Armed with a sweet picture of Stacey’s (which Noah leaves on the table), Helen went to see her ex-husband, who was being patrolled by that menacing prison guard who may or may not be responsible for the cheek-gash and eye injury he sported this week, and an unseen wrist injury the last time Helen was there—and which freaked the kids out so much they didn’t want to come to jail to see him.

Noah told Helen he didn’t want to see her; he only wanted to see her if it meant seeing their kids. He sacrificed himself for her in court, so she believes he must love her; and she wondered aloud had it really been for their children he had done so, meaning that she wouldn’t go to jail.

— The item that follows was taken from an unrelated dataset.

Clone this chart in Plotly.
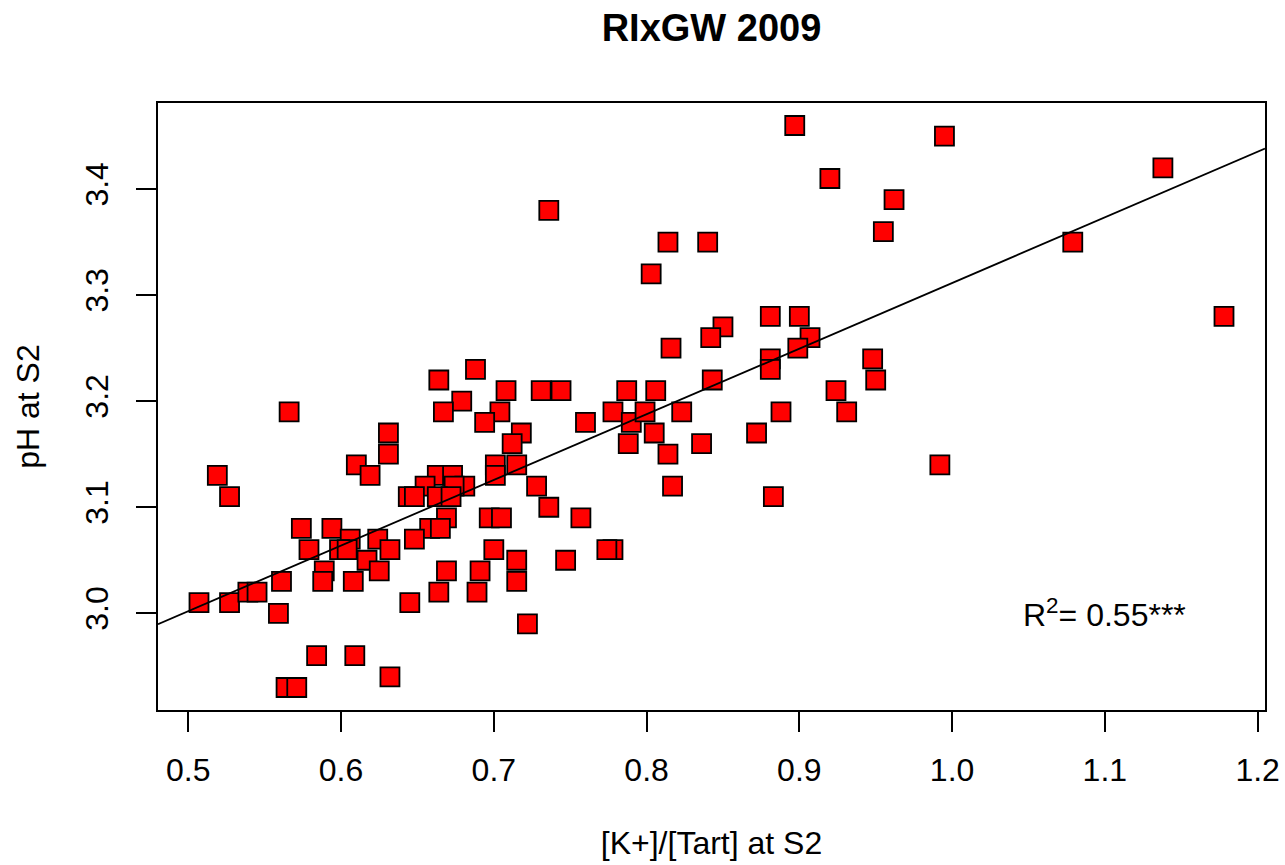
import numpy as np
import plotly.graph_objects as go

# [K+]/[Tart] at S2
k_tart = [
    0.519, 0.527, 0.566, 0.631, 0.631, 0.610, 0.619, 0.574, 0.594, 0.606,
    0.624, 0.579, 0.599, 0.604, 0.617, 0.632, 0.625, 0.589, 0.561, 0.588,
    0.608, 0.507, 0.527, 0.539, 0.545, 0.559, 0.584, 0.609, 0.632, 0.564,
    0.571, 0.688, 0.664, 0.679, 0.708, 0.731, 0.744, 0.787, 0.806, 0.667,
    0.704, 0.694, 0.718, 0.712, 0.760, 0.778, 0.790, 0.788, 0.799, 0.805,
    0.701, 0.701, 0.715, 0.728, 0.736, 0.757, 0.697, 0.705, 0.663, 0.673,
    0.681, 0.655, 0.674, 0.644, 0.648, 0.663, 0.672, 0.669, 0.658, 0.665,
    0.648, 0.700, 0.778, 0.774, 0.715, 0.747, 0.669, 0.691, 0.664, 0.689,
    0.715, 0.645, 0.722, 0.920, 0.962, 0.955, 0.814, 0.840, 0.803, 0.881,
    0.900, 0.850, 0.842, 0.907, 0.816, 0.899, 0.881, 0.881, 0.948, 0.950,
    0.843, 0.924, 0.823, 0.888, 0.931, 0.836, 0.872, 0.814, 0.817, 0.883,
    0.992, 0.995, 1.138, 1.079, 1.178, 0.897, 0.736,
]
# pH at S2
ph = [
    3.13, 3.11, 3.19, 3.17, 3.15, 3.14, 3.13, 3.08, 3.08, 3.07,
    3.07, 3.06, 3.06, 3.06, 3.05, 3.06, 3.04, 3.04, 3.03, 3.03,
    3.03, 3.01, 3.01, 3.02, 3.02, 3.00, 2.96, 2.96, 2.94, 2.93,
    2.93, 3.23, 3.22, 3.20, 3.21, 3.21, 3.21, 3.21, 3.21, 3.19,
    3.19, 3.18, 3.17, 3.16, 3.18, 3.19, 3.18, 3.16, 3.19, 3.17,
    3.14, 3.13, 3.14, 3.12, 3.10, 3.09, 3.09, 3.09, 3.13, 3.13,
    3.12, 3.12, 3.12, 3.11, 3.11, 3.11, 3.11, 3.09, 3.08, 3.08,
    3.07, 3.06, 3.06, 3.06, 3.05, 3.05, 3.04, 3.04, 3.02, 3.02,
    3.03, 3.01, 2.99, 3.41, 3.39, 3.36, 3.35, 3.35, 3.32, 3.28,
    3.28, 3.27, 3.26, 3.26, 3.25, 3.25, 3.24, 3.23, 3.24, 3.22,
    3.22, 3.21, 3.19, 3.19, 3.19, 3.16, 3.17, 3.15, 3.12, 3.11,
    3.14, 3.45, 3.42, 3.35, 3.28, 3.46, 3.38,
]

x_ticks = [0.5, 0.6, 0.7, 0.8, 0.9, 1.0, 1.1, 1.2]
y_ticks = [3.0, 3.1, 3.2, 3.3, 3.4]
title_text = "RIxGW 2009"
x_label = "[K+]/[Tart] at S2"
y_label = "pH at S2"
r2_label = "R<sup>2</sup>= 0.55***"
r2_pos = (1.1, 3.0)

x = np.array(k_tart)
y = np.array(ph)

# R-style 4% axis extension
def r_range(v):
    lo, hi = float(v.min()), float(v.max())
    pad = 0.04 * (hi - lo)
    return [lo - pad, hi + pad]

xr = r_range(x)
yr = r_range(y)

slope, intercept = np.polyfit(x, y, 1)
lx = np.array(xr)
ly = intercept + slope * lx

FONT = "Liberation Sans, Arial, Helvetica, sans-serif"
FS = 32

fig = go.Figure()
fig.add_trace(go.Scatter(
    x=x, y=y, mode="markers",
    marker=dict(symbol="square", size=19, color="#ff0000",
                line=dict(color="black", width=1.8)),
    hoverinfo="skip", showlegend=False,
))
fig.add_trace(go.Scatter(
    x=lx, y=ly, mode="lines",
    line=dict(color="black", width=1.8),
    hoverinfo="skip", showlegend=False,
))

fig.add_annotation(
    x=r2_pos[0], y=r2_pos[1], xref="x", yref="y",
    text=r2_label, showarrow=False,
    font=dict(family=FONT, size=FS, color="black"),
    xanchor="center", yanchor="middle",
)

fig.update_layout(
    width=1285, height=865,
    margin=dict(l=158, r=20, t=103, b=155, autoexpand=False),
    paper_bgcolor="white", plot_bgcolor="white",
    title=dict(text="<b>" + title_text + "</b>", x=(158 + 1265) / 2 / 1285,
               xanchor="center", y=1 - 28 / 865, yanchor="middle",
               font=dict(family=FONT, size=38, color="black")),
    font=dict(family=FONT, color="black"),
)
fig.update_xaxes(
    range=xr, tickmode="array", tickvals=x_ticks,
    ticktext=[f"{v:.1f}" for v in x_ticks],
    ticks="outside", ticklen=20, tickwidth=1.8, tickcolor="black",
    showline=True, linecolor="black", linewidth=1.8, mirror=True,
    showgrid=False, zeroline=False, automargin=False,
    tickfont=dict(family=FONT, size=FS, color="black"),
    ticklabelstandoff=11,
    title=dict(text=x_label, font=dict(family=FONT, size=FS, color="black"),
               standoff=44),
)
fig.update_yaxes(
    range=yr, tickmode="array", tickvals=y_ticks,
    ticktext=[f"{v:.1f}" for v in y_ticks],
    ticks="outside", ticklen=20, tickwidth=1.8, tickcolor="black",
    showline=True, linecolor="black", linewidth=1.8, mirror=True,
    showgrid=False, zeroline=False, tickangle=-90, automargin=False,
    tickfont=dict(family=FONT, size=FS, color="black"),
    ticklabelstandoff=15,
    title=dict(text=y_label, font=dict(family=FONT, size=FS, color="black"),
               standoff=30),
)

fig.write_html("out.html")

He left the question hanging, she left her own thoughts hanging: She had so wanted him to say he had done it for her.

Helen’s new career is rooted in lying too; she’s a real-estate broker, more than willing to lie that her partner is not all she seems. She’s suffering huge personal tragedy, but still appears—just as the apartment she wants to encourage a couple to remodel for staging—sleek and shiny.

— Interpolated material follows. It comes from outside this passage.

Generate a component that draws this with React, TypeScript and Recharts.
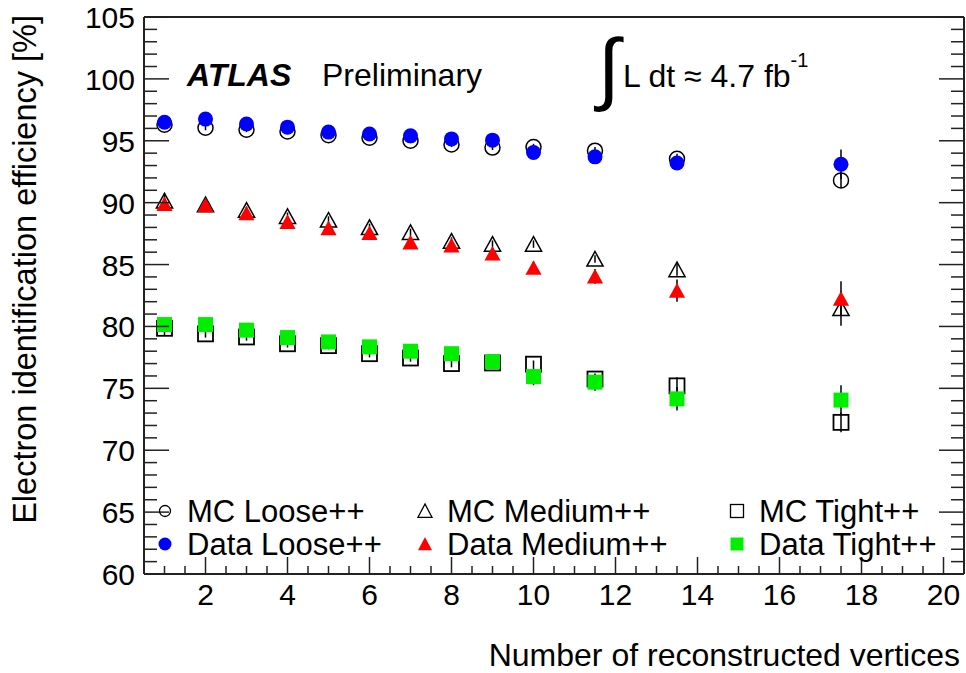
import React from 'react';
import { ScatterChart, Scatter, XAxis, YAxis, ErrorBar, Legend } from 'recharts';

const FONT = '"Liberation Sans", Arial, Helvetica, sans-serif';

// Number of reconstructed vertices (bin centres)
const xValues = [1, 2, 3, 4, 5, 6, 7, 8, 9, 10, 11.5, 13.5, 17.5];

// Efficiencies [%]
const mcLoose = [96.3, 96.05, 95.9, 95.75, 95.45, 95.25, 95.0, 94.7, 94.45, 94.5, 94.2, 93.55, 91.8];
const mcLooseErr = [0.2, 0.2, 0.2, 0.2, 0.2, 0.2, 0.2, 0.2, 0.2, 0.25, 0.3, 0.4, 0.6];
const dataLoose = [96.5, 96.75, 96.35, 96.1, 95.7, 95.55, 95.4, 95.15, 95.05, 94.05, 93.7, 93.2, 93.1];
const dataLooseErr = [0.15, 0.15, 0.15, 0.15, 0.15, 0.15, 0.15, 0.15, 0.2, 0.3, 0.4, 0.5, 1.2];

const mcMedium = [90.15, 89.85, 89.4, 88.9, 88.6, 88.0, 87.6, 86.9, 86.65, 86.65, 85.45, 84.6, 81.45];
const mcMediumErr = [0.6, 0.3, 0.3, 0.3, 0.3, 0.3, 0.3, 0.3, 0.3, 0.3, 0.3, 0.5, 1.4];
const dataMedium = [89.9, 89.8, 89.15, 88.45, 87.95, 87.55, 86.8, 86.55, 85.9, 84.75, 84.05, 82.9, 82.25];
const dataMediumErr = [0.5, 0.2, 0.2, 0.2, 0.2, 0.2, 0.2, 0.2, 0.3, 0.5, 0.6, 0.9, 1.4];

const mcTight = [79.85, 79.4, 79.15, 78.6, 78.45, 77.8, 77.45, 77.0, 77.05, 76.95, 75.75, 75.2, 72.25];
const mcTightErr = [0.6, 0.3, 0.3, 0.3, 0.3, 0.3, 0.3, 0.3, 0.3, 0.3, 0.4, 0.7, 0.8];
const dataTight = [80.15, 80.15, 79.7, 79.1, 78.75, 78.35, 78.0, 77.8, 77.15, 75.95, 75.5, 74.15, 74.05];
const dataTightErr = [0.2, 0.3, 0.3, 0.2, 0.2, 0.2, 0.2, 0.2, 0.3, 0.7, 0.7, 0.95, 1.2];

// Axis ticks
const xTickLabels = [2, 4, 6, 8, 10, 12, 14, 16, 18, 20];
const yTickLabels = [60, 65, 70, 75, 80, 85, 90, 95, 100, 105];
const xDomain: [number, number] = [0.5, 20.5];
const yDomain: [number, number] = [60, 105];

const xTicks: number[] = [];
for (let v = 1; v <= 20; v += 0.5) xTicks.push(v);
const yTicks: number[] = [];
for (let v = 60; v <= 105; v += 1) yTicks.push(v);

const build = (ys: number[], errs: number[]) =>
  xValues.map((x, i) => ({ x, y: ys[i], err: errs[i] }));

const sMcLoose = build(mcLoose, mcLooseErr);
const sDataLoose = build(dataLoose, dataLooseErr);
const sMcMedium = build(mcMedium, mcMediumErr);
const sDataMedium = build(dataMedium, dataMediumErr);
const sMcTight = build(mcTight, mcTightErr);
const sDataTight = build(dataTight, dataTightErr);

const BLUE = '#0000ff';
const RED = '#ff0000';
const GREEN = '#00ee00';

const circleShape = (fill: string, stroke: string, r: number) => (p: any) =>
  <circle cx={p.cx} cy={p.cy} r={r} fill={fill} stroke={stroke} strokeWidth={1.5} />;
const triShape = (fill: string, stroke: string, s: number) => (p: any) => {
  const { cx, cy } = p;
  const pts = `${cx},${cy - s} ${cx - s * 1.08},${cy + s * 0.95} ${cx + s * 1.08},${cy + s * 0.95}`;
  return <polygon points={pts} fill={fill} stroke={stroke} strokeWidth={1.5} />;
};
const squareShape = (fill: string, stroke: string, s: number) => (p: any) =>
  <rect x={p.cx - s} y={p.cy - s} width={2 * s} height={2 * s} fill={fill} stroke={stroke} strokeWidth={stroke === 'none' ? 0 : 1.8} />;

const BottomTick = (props: any) => {
  const { x, y, payload } = props;
  const v = payload.value;
  const major = xTickLabels.includes(v);
  return (
    <g>
      <line x1={x} y1={y} x2={x} y2={y - (major ? 17 : 8)} stroke="#222" strokeWidth={1.5} />
      {major && (
        <text x={x} y={y + 31} textAnchor="middle" fontSize={30} fontFamily={FONT} fill="#000">{v}</text>
      )}
    </g>
  );
};
const TopTick = (props: any) => {
  const { x, y, payload } = props;
  const major = xTickLabels.includes(payload.value);
  return <line x1={x} y1={y} x2={x} y2={y + (major ? 17 : 8)} stroke="#222" strokeWidth={1.5} />;
};
const LeftTick = (props: any) => {
  const { x, y, payload } = props;
  const v = payload.value;
  const major = yTickLabels.includes(v);
  return (
    <g>
      <line x1={x} y1={y} x2={x + (major ? 25 : 13)} y2={y} stroke="#222" strokeWidth={1.5} />
      {major && (
        <text x={x - 9} y={y + 11} textAnchor="end" fontSize={30} fontFamily={FONT} fill="#000">{v}</text>
      )}
    </g>
  );
};
const RightTick = (props: any) => {
  const { x, y, payload } = props;
  const major = yTickLabels.includes(payload.value);
  return <line x1={x} y1={y} x2={x - (major ? 25 : 13)} y2={y} stroke="#222" strokeWidth={1.5} />;
};

const legendRows = [
  [
    { label: 'MC Loose++', kind: 'circle', fill: 'none', x: 165 },
    { label: 'MC Medium++', kind: 'tri', fill: 'none', x: 425 },
    { label: 'MC Tight++', kind: 'square', fill: 'none', x: 737 },
  ],
  [
    { label: 'Data Loose++', kind: 'circle', fill: BLUE, x: 165 },
    { label: 'Data Medium++', kind: 'tri', fill: RED, x: 425 },
    { label: 'Data Tight++', kind: 'square', fill: GREEN, x: 737 },
  ],
];

const Overlay = () => (
  <svg width={966} height={673} style={{ position: 'absolute', left: 0, top: 0 }}>
    <text x={187} y={86} fontSize={32} fontFamily={FONT} fontWeight="bold" fontStyle="italic" fill="#000">ATLAS</text>
    <text x={322} y={86} fontSize={32} fontFamily={FONT} fill="#000">Preliminary</text>
    <text x={598} y={95} fontSize={80} fontFamily={FONT} fill="#000">∫</text>
    <text x={623} y={87} fontSize={32} fontFamily={FONT} fill="#000">
      L dt ≈ 4.7 fb<tspan dy={-20} fontSize={20}>-1</tspan>
    </text>
    {legendRows.map((row, ri) =>
      row.map((it, ci) => {
        const cy = ri === 0 ? 511 : 544;
        const stroke = it.fill === 'none' ? '#000' : 'none';
        let marker;
        if (it.kind === 'circle') {
          marker = <circle cx={it.x} cy={cy} r={it.fill === 'none' ? 5.5 : 6.5} fill={it.fill} stroke={stroke} strokeWidth={1.3} />;
        } else if (it.kind === 'tri') {
          const s = 7;
          marker = <polygon points={`${it.x},${cy - s} ${it.x - s},${cy + s * 0.9} ${it.x + s},${cy + s * 0.9}`} fill={it.fill} stroke={stroke} strokeWidth={1.3} />;
        } else {
          marker = <rect x={it.x - 6.5} y={cy - 6.5} width={13} height={13} fill={it.fill} stroke={stroke} strokeWidth={1.3} />;
        }
        return (
          <g key={`${ri}-${ci}`}>
            {marker}
            <text x={it.x + 22} y={cy + 11} fontSize={31} fontFamily={FONT} fill="#000">{it.label}</text>
          </g>
        );
      })
    )}
  </svg>
);

export default function App() {
  return (
    <div style={{ position: 'absolute', left: 0, top: 0, width: 966, height: 673, background: '#fff' }}>
      <ScatterChart width={966} height={673} margin={{ top: 16, right: 1, bottom: 0, left: 0 }}>
        <XAxis
          xAxisId="b" type="number" dataKey="x" domain={xDomain} allowDataOverflow
          ticks={xTicks} interval={0} tick={<BottomTick />} tickSize={0} tickMargin={0}
          height={99} axisLine={{ stroke: '#222', strokeWidth: 2 }}
          label={{
            content: () => (
              <text x={960} y={666} textAnchor="end" fontSize={32} fontFamily={FONT} fill="#000">
                Number of reconstructed vertices
              </text>
            ),
          }}
        />
        <XAxis
          xAxisId="t" orientation="top" type="number" domain={xDomain} allowDataOverflow
          ticks={xTicks} interval={0} tick={<TopTick />} tickSize={0} tickMargin={0}
          height={1} axisLine={{ stroke: '#222', strokeWidth: 2 }}
        />
        <YAxis
          yAxisId="l" type="number" dataKey="y" domain={yDomain} allowDataOverflow
          ticks={yTicks} interval={0} tick={<LeftTick />} tickSize={0} tickMargin={0}
          width={144} axisLine={{ stroke: '#222', strokeWidth: 2 }}
          label={{
            content: () => (
              <text x={36} y={15} transform="rotate(-90, 36, 15)" textAnchor="end" fontSize={32.5} fontFamily={FONT} fill="#000">
                Electron identification efficiency [%]
              </text>
            ),
          }}
        />
        <YAxis
          yAxisId="r" orientation="right" type="number" domain={yDomain} allowDataOverflow
          ticks={yTicks} interval={0} tick={<RightTick />} tickSize={0} tickMargin={0}
          width={1} axisLine={{ stroke: '#222', strokeWidth: 2 }}
        />
        <Scatter xAxisId="b" yAxisId="l" name="MC Loose++" data={sMcLoose} isAnimationActive={false} shape={circleShape('none', '#000', 7.5)}>
          <ErrorBar dataKey="err" direction="y" width={0} stroke="#000" strokeWidth={1.5} />
        </Scatter>
        <Scatter xAxisId="b" yAxisId="l" name="MC Medium++" data={sMcMedium} isAnimationActive={false} shape={triShape('none', '#000', 7.5)}>
          <ErrorBar dataKey="err" direction="y" width={0} stroke="#000" strokeWidth={1.5} />
        </Scatter>
        <Scatter xAxisId="b" yAxisId="l" name="MC Tight++" data={sMcTight} isAnimationActive={false} shape={squareShape('none', '#000', 7.5)}>
          <ErrorBar dataKey="err" direction="y" width={0} stroke="#000" strokeWidth={1.5} />
        </Scatter>
        <Scatter xAxisId="b" yAxisId="l" name="Data Loose++" data={sDataLoose} isAnimationActive={false} shape={circleShape(BLUE, 'none', 7.5)}>
          <ErrorBar dataKey="err" direction="y" width={0} stroke="#000" strokeWidth={1.5} />
        </Scatter>
        <Scatter xAxisId="b" yAxisId="l" name="Data Medium++" data={sDataMedium} isAnimationActive={false} shape={triShape(RED, 'none', 7.5)}>
          <ErrorBar dataKey="err" direction="y" width={0} stroke="#000" strokeWidth={1.5} />
        </Scatter>
        <Scatter xAxisId="b" yAxisId="l" name="Data Tight++" data={sDataTight} isAnimationActive={false} shape={squareShape(GREEN, 'none', 7.5)}>
          <ErrorBar dataKey="err" direction="y" width={0} stroke="#000" strokeWidth={1.5} />
        </Scatter>
        <Legend
          layout="horizontal" verticalAlign="middle" align="center"
          wrapperStyle={{ position: 'absolute', left: 0, top: 0, width: 966, height: 673, pointerEvents: 'none' }}
          content={() => <Overlay />}
        />
      </ScatterChart>
    </div>
  );
}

It’s a lie, encouraged by her colleague. For Helen, a lie based on appearances; a lie that emphasizes personal subterfuge and dissemblance is all too real. The lie, and the construction of the lie, is all too easy to craft.

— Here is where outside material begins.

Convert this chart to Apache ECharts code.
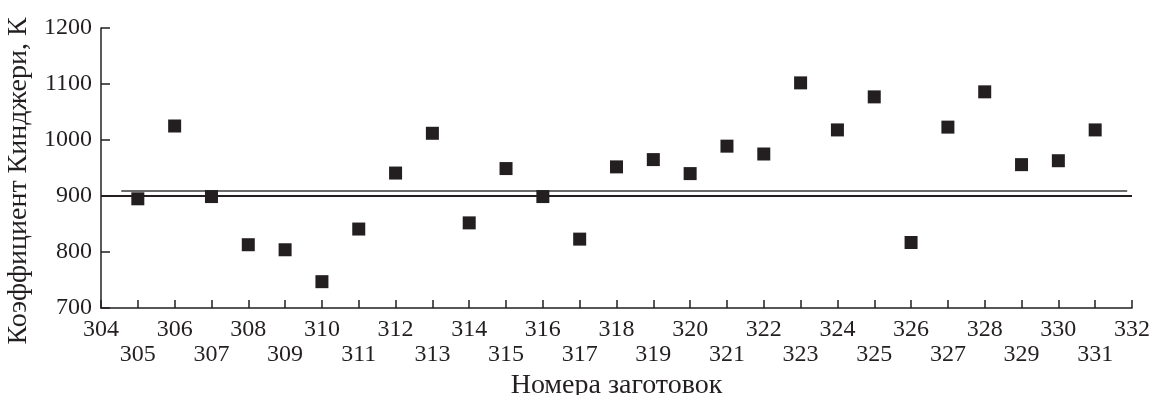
<!DOCTYPE html>
<html>
<head>
<meta charset="utf-8">
<script src="https://cdn.jsdelivr.net/npm/echarts@6/dist/echarts.min.js"></script>
<style>
  html, body { margin: 0; padding: 0; background: #fff; }
  #chart { width: 1153px; height: 395px; }
</style>
</head>
<body>
<div id="chart"></div>
<script>
// blank numbers 305..331
const blankNumbers = [305, 306, 307, 308, 309, 310, 311, 312, 313, 314, 315, 316, 317, 318,
  319, 320, 321, 322, 323, 324, 325, 326, 327, 328, 329, 330, 331];
// Kingery coefficient, K
const kingery = [895, 1025, 899, 813, 804, 747, 841, 941, 1012, 852, 949, 899, 823, 952,
  965, 940, 989, 975, 1102, 1018, 1077, 817, 1023, 1086, 956, 963, 1018];

// two horizontal reference lines
const baseLine = [[304, 900], [332, 900]];
const upperLine = [[304.55, 909], [331.87, 909]];

const xMin = 304, xMax = 332;
const yMin = 700, yMax = 1200, yStep = 100;

const font = '"Liberation Serif", "DejaVu Serif", serif';
const ink = '#231f20';

const chart = echarts.init(document.getElementById('chart'));

chart.setOption({
  backgroundColor: '#fff',
  animation: false,
  textStyle: { fontFamily: font, color: ink },
  grid: { left: 101, right: 21, top: 28, bottom: 87, containLabel: false, outerBoundsMode: 'none' },
  xAxis: {
    type: 'value',
    min: xMin,
    max: xMax,
    interval: 1,
    name: 'Номера заготовок',
    nameLocation: 'middle',
    nameGap: 61,
    nameTextStyle: { fontFamily: font, fontSize: 28, color: ink },
    axisLine: { lineStyle: { color: ink, width: 1.5 } },
    axisTick: { inside: true, length: 8, lineStyle: { color: ink, width: 1.5 } },
    splitLine: { show: false },
    axisLabel: {
      fontFamily: font,
      fontSize: 24,
      color: ink,
      margin: 9,
      lineHeight: 25,
      showMinLabel: true,
      showMaxLabel: true,
      formatter: v => (v % 2 === 0 ? String(v) : '\n' + v)
    }
  },
  yAxis: {
    type: 'value',
    min: yMin,
    max: yMax,
    interval: yStep,
    name: 'Коэффициент Кинджери, К',
    nameLocation: 'middle',
    nameGap: 63,
    nameTextStyle: { fontFamily: font, fontSize: 28, color: ink, padding: [0, 26, 0, 0] },
    axisLine: { lineStyle: { color: ink, width: 1.5 } },
    axisTick: { inside: true, length: 9, lineStyle: { color: ink, width: 1.5 } },
    splitLine: { show: false },
    axisLabel: { fontFamily: font, fontSize: 24, color: ink, margin: 9, formatter: v => String(v) }
  },
  series: [
    {
      type: 'line',
      data: baseLine,
      symbol: 'none',
      lineStyle: { color: ink, width: 2 },
      z: 1
    },
    {
      type: 'line',
      data: upperLine,
      symbol: 'none',
      lineStyle: { color: '#3a3a3a', width: 1.5 },
      z: 1
    },
    {
      type: 'scatter',
      data: blankNumbers.map((n, i) => [n, kingery[i]]),
      symbol: 'rect',
      symbolSize: 13,
      itemStyle: { color: ink, opacity: 1 },
      z: 3
    }
  ]
});
</script>
</body>
</html>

More upset awaited Helen as she visited daughter Whitney (Julia Goldani Telles) and her older boyfriend Furkat (there was a lot of joking about that name). Furkat (Jonathan Cake), a ridiculously languid Brit in a show already packed with Brits playing Americans, sailed perilously close to the stereotype of exactly the kind of awful hipster photographer that would indeed live in Greenpoint, Brooklyn, in an apartment decked out entirely of his work—photographs of women’s breasts and vaginas.

Helen is in no mood for his pretension (she says “Furkat” in the nearest American proximity to “fur cat”), his more than vague creepiness, or her daughter totally giving herself over to him as an assistant at the expense of her own education.

Surely she wants more than to delightedly inform guests she is serving “Patagonian toothfish with caramelized shallots and kumquats.”

Whitney, Affair fans will be delighted to know, lives down to her most extreme brattiness by spitting out at Vik one of the best lines of the episode. “You’d have to bring your own waterboard to fuck them up more than my dad did,” she says of him becoming a parental figure to her siblings.

Helen remains racked by guilt that she was driving the car, not Noah. She invites Whitney to hate her, not him, but cannot tell her why.

Later, after another argument about trust and what their relationship is about, Vik does indeed move some shirts into Helen’s closet. And brings his cactus too. They promise not to lie to one another, and so clearly believe themselves to be in another TV show entirely.

Elsewhere, Alison’s train journey returned her to a very familiar platform: Montauk, site of many a dramatic Affair entrance and farewell. She looked miserable (so no surprises there—Alison’s face is set in a permanent silent scream), and in disguise.

She watched her daughter Joanie play from afar, and be picked up from school by her ex-husband Cole (Joshua Jackson), her father, who has made a go of local restaurant, the Lobster Roll. So many ghosts: This restaurant was the locale where “the affair” between Noah and Alison had taken seed, when Noah, Helen, and the kids had visited…

It turned out that Alison had signed over custody of Joanie when she went a little mad after believing—following a fever—Joanie would die, just as her son Gabriel did at the same age.

Cole and Luisa (Catalina Sandino Moreno) say she abdicated her responsibility as a mother and now cannot have Joanie back, and the only friendly face available to her is Oscar’s (Darren Goldstein). Oscar! The creep who has outcrept all creeps on the show has been reborn as a kindly pub sage. “All you need is a good lawyer,” he advised Alison, adding he is terrified of both her and Cole.

The only other comfort for Alison is a cache of letters Noah has sent Alison from prison, which she picks up from the local post office. And then Cole brings Joanie round for an hour-long visit. And Alison runs to her, one of those brief smiles fluttering—but still a character who is more acted upon than active; still a character bounced around by plot and circumstance, and seemingly without any agency of her own. She’s an adult defined by a fractured, child-like neediness.

She disappears for six months because she felt like she had to. We should sympathize with that, but instead feel the validity of Luisa’s fury at her selfishness.

Still unknown is what happened to Noah and Alison’s relationship; what happened in jail; and whether Helen and Vik make it through the next few years, with his little cactus proudly installed on the bedside table.

That’s not a euphemism, but in a battle of spikiness between the cactus and Helen, I do not fancy that cactus’s chances.